Choosing an approach to software architecture design depends on the end use. The following table with factors for comparison, should help to align decisions over monolithic or microservices with the end need.


Monolithic Architecture

Microservice Architecture


Monoliths are unfriendly to acquiring new technologies

Microservices welcomes new services, even written in other languages


One time deployment, with upgrades, updates, and patches

Microservices deploy and rollback individually


Teams group together and develop in massive chunks

Multiple autonomous teams can work independently on their assigned microservice(s)


Monoliths can have several single points of failure

Microservices are built with redundancy


Limited to vertical scaling

Microservices are designed for high scaling


Secure data processing and transferring is easier at the system level

Communication between services via API gateway raises security issues


.NET, Java, PHP, or Ruby, Python/Django

DevOps, Docker, Kubernetes, Lambda


Possibility of end-to-end testing

Each component needs to be tested individually


Updates are dependency laden, updates are released periodically

Microservices allow fo CI/CD workflows

Monolithic application deployments follow a traditional approach, that is to release the application on a web server like Apache, Oracle, or IBM’s. Microservices can be deployed on on-premise servers, or in the cloud.

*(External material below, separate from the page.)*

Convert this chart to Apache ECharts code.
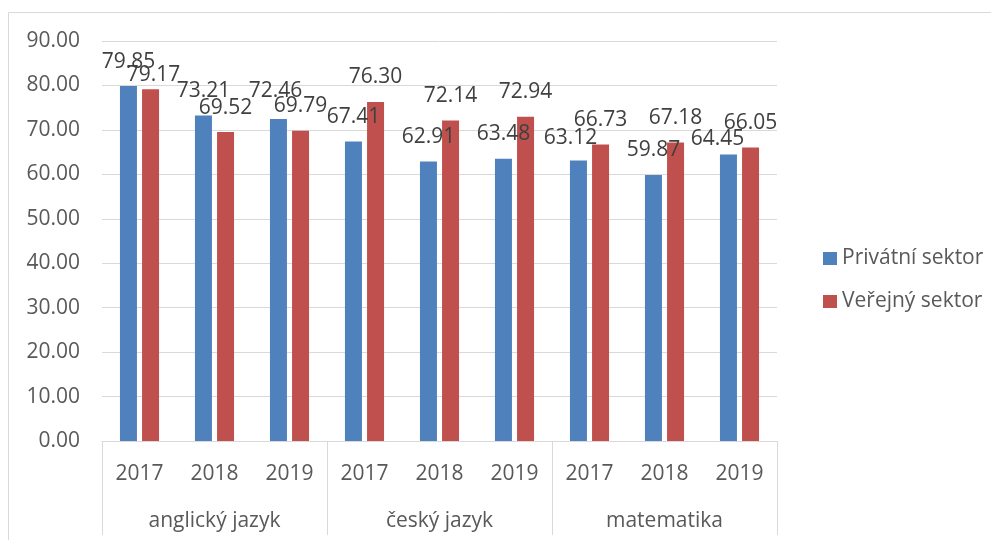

  • Single Virtual Machine — This is a traditional approach to microservices. Deploying all the services onto a single virtual machine can decrease deployment time, and save infrastructure costs.
  • Containerization of Services — Containerized deployment models utilize container and orchestration platforms like Dockers and Kubernetes, the two more popular. These platforms create the containers that wrap services individually, and orchestrate resources to meet their needs. These containers can be easily replicated if more capacity is needed.
  • Serverless Deployment — Serverless deployments use languages that support stateless and serverless, such as Node.js, Python, and Java. These are exceptionally cost effective.